PROBLEM TO WORK ON:
Reproduce every line of the material below, but drop the pictures.

..............................

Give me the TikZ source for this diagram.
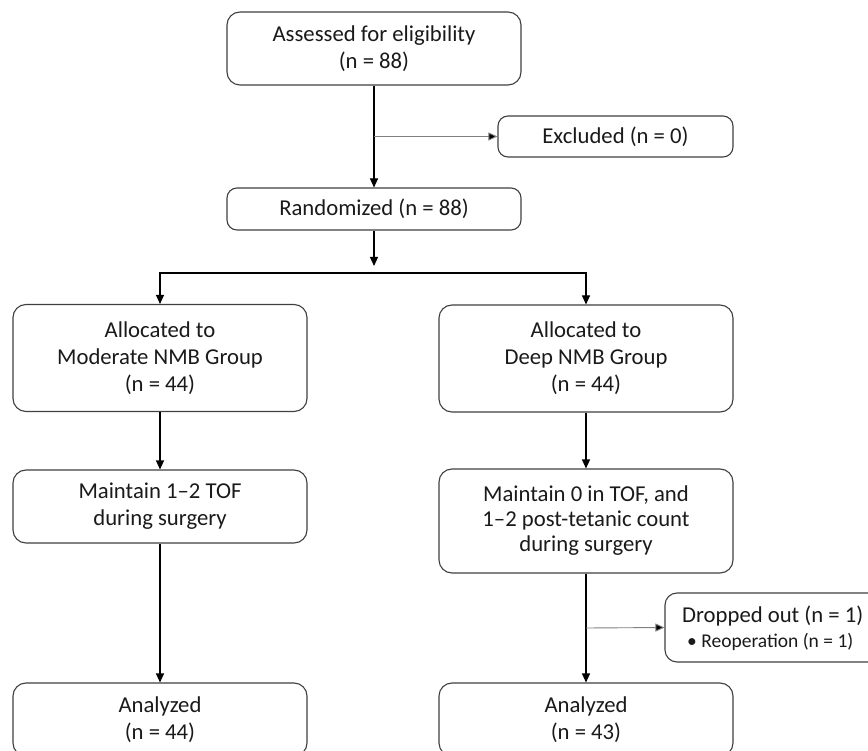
\documentclass[tikz,border=0pt]{standalone}
\usepackage{fontspec}
\setmainfont{Carlito}
\usetikzlibrary{arrows.meta}
\definecolor{boxline}{HTML}{404040}
\definecolor{branchline}{HTML}{808080}
\definecolor{txt}{HTML}{1A1A1A}
\begin{document}
\begin{tikzpicture}[x=1pt,y=-1pt,
  box/.style={draw=boxline, line width=1.1pt, rounded corners=13pt, align=center,
    font=\fontsize{22.7}{27}\selectfont, text=txt, inner sep=0pt},
  arr/.style={line width=1.1pt, -{Triangle[length=9pt,width=8pt]}},
  brarr/.style={draw=branchline, line width=0.9pt, -{Triangle[length=9pt,width=8pt,fill=black]}},
  plain/.style={line width=1.1pt}]
\useasboundingbox (0,0) rectangle (868,751);
\fill[white] (0,0) rectangle (868,751);

\node[box, minimum width=294pt, minimum height=73pt] (assess) at (374,48.5) {Assessed for eligibility\\(n = 88)};
\node[box, rounded corners=10pt, minimum width=235pt, minimum height=41pt] (excl) at (615.5,136.5) {Excluded (n = 0)};
\node[box, rounded corners=10pt, minimum width=294pt, minimum height=42pt] (rand) at (374,209) {Randomized (n = 88)};

\node[box, minimum width=294pt, minimum height=107pt] (allocL) at (160,358) {Allocated to\\Moderate NMB Group\\(n = 44)};
\node[box, minimum width=294pt, minimum height=107pt] (allocR) at (586,358.5) {Allocated to\\Deep NMB Group\\(n = 44)};

\node[box, minimum width=294pt, minimum height=73pt] (maintL) at (160,506.5) {Maintain 1--2 TOF\\during surgery};
\node[box, font=\fontsize{22.7}{25}\selectfont, minimum width=294pt, minimum height=104pt] (maintR) at (586,521) {Maintain 0 in TOF, and\\1--2 post-tetanic count\\during surgery};

\node[box, rounded corners=12pt, minimum width=260pt, minimum height=69pt] (drop) at (795,627.5) {};
\node[anchor=west, align=left, inner sep=0pt, text=txt, font=\fontsize{22.7}{25}\selectfont] (droptext) at (682,628)
  {Dropped out (n = 1)\\{\fontsize{19.5}{22}\selectfont\hspace*{5pt}• Reoperation (n = 1)}};

\node[box, minimum width=294pt, minimum height=73pt] (analL) at (160,719.5) {Analyzed\\(n = 44)};
\node[box, minimum width=294pt, minimum height=73pt] (analR) at (586,719.5) {Analyzed\\(n = 43)};

% connectors
\draw[arr] (assess.south) -- (rand.north);
\coordinate (b1) at (374,136.5);
\draw[brarr] (b1) -- (excl.west);

\coordinate (r1) at (374,266);
\draw[arr] (rand.south) -- (r1);
\coordinate (h) at (374,273);
\draw[arr] (h) -| (allocL.north);
\draw[arr] (h) -| (allocR.north);

\draw[arr] (allocL.south) -- (maintL.north);
\draw[arr] (maintL.south) -- (analL.north);
\draw[arr] (allocR.south) -- (maintR.north);
\draw[arr] (maintR.south) -- (analR.north);

\coordinate (b2) at (586,628);
\draw[brarr] (b2) -- (drop.west);
\end{tikzpicture}
\end{document}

..............................

TASK RESPONSE:
Give me the TikZ source for this diagram.
\documentclass[tikz,border=0pt]{standalone}
\usepackage{fontspec}
\setmainfont{Carlito}
\usetikzlibrary{arrows.meta}
\definecolor{boxline}{HTML}{404040}
\definecolor{branchline}{HTML}{808080}
\definecolor{txt}{HTML}{1A1A1A}
\begin{document}
\begin{tikzpicture}[x=1pt,y=-1pt,
  box/.style={draw=boxline, line width=1.1pt, rounded corners=13pt, align=center,
    font=\fontsize{22.7}{27}\selectfont, text=txt, inner sep=0pt},
  arr/.style={line width=1.1pt, -{Triangle[length=9pt,width=8pt]}},
  brarr/.style={draw=branchline, line width=0.9pt, -{Triangle[length=9pt,width=8pt,fill=black]}},
  plain/.style={line width=1.1pt}]
\useasboundingbox (0,0) rectangle (868,751);
\fill[white] (0,0) rectangle (868,751);

\node[box, minimum width=294pt, minimum height=73pt] (assess) at (374,48.5) {Assessed for eligibility\\(n = 88)};
\node[box, rounded corners=10pt, minimum width=235pt, minimum height=41pt] (excl) at (615.5,136.5) {Excluded (n = 0)};
\node[box, rounded corners=10pt, minimum width=294pt, minimum height=42pt] (rand) at (374,209) {Randomized (n = 88)};

\node[box, minimum width=294pt, minimum height=107pt] (allocL) at (160,358) {Allocated to\\Moderate NMB Group\\(n = 44)};
\node[box, minimum width=294pt, minimum height=107pt] (allocR) at (586,358.5) {Allocated to\\Deep NMB Group\\(n = 44)};

\node[box, minimum width=294pt, minimum height=73pt] (maintL) at (160,506.5) {Maintain 1--2 TOF\\during surgery};
\node[box, font=\fontsize{22.7}{25}\selectfont, minimum width=294pt, minimum height=104pt] (maintR) at (586,521) {Maintain 0 in TOF, and\\1--2 post-tetanic count\\during surgery};

\node[box, rounded corners=12pt, minimum width=260pt, minimum height=69pt] (drop) at (795,627.5) {};
\node[anchor=west, align=left, inner sep=0pt, text=txt, font=\fontsize{22.7}{25}\selectfont] (droptext) at (682,628)
  {Dropped out (n = 1)\\{\fontsize{19.5}{22}\selectfont\hspace*{5pt}• Reoperation (n = 1)}};

\node[box, minimum width=294pt, minimum height=73pt] (analL) at (160,719.5) {Analyzed\\(n = 44)};
\node[box, minimum width=294pt, minimum height=73pt] (analR) at (586,719.5) {Analyzed\\(n = 43)};

% connectors
\draw[arr] (assess.south) -- (rand.north);
\coordinate (b1) at (374,136.5);
\draw[brarr] (b1) -- (excl.west);

\coordinate (r1) at (374,266);
\draw[arr] (rand.south) -- (r1);
\coordinate (h) at (374,273);
\draw[arr] (h) -| (allocL.north);
\draw[arr] (h) -| (allocR.north);

\draw[arr] (allocL.south) -- (maintL.north);
\draw[arr] (maintL.south) -- (analL.north);
\draw[arr] (allocR.south) -- (maintR.north);
\draw[arr] (maintR.south) -- (analR.north);

\coordinate (b2) at (586,628);
\draw[brarr] (b2) -- (drop.west);
\end{tikzpicture}
\end{document}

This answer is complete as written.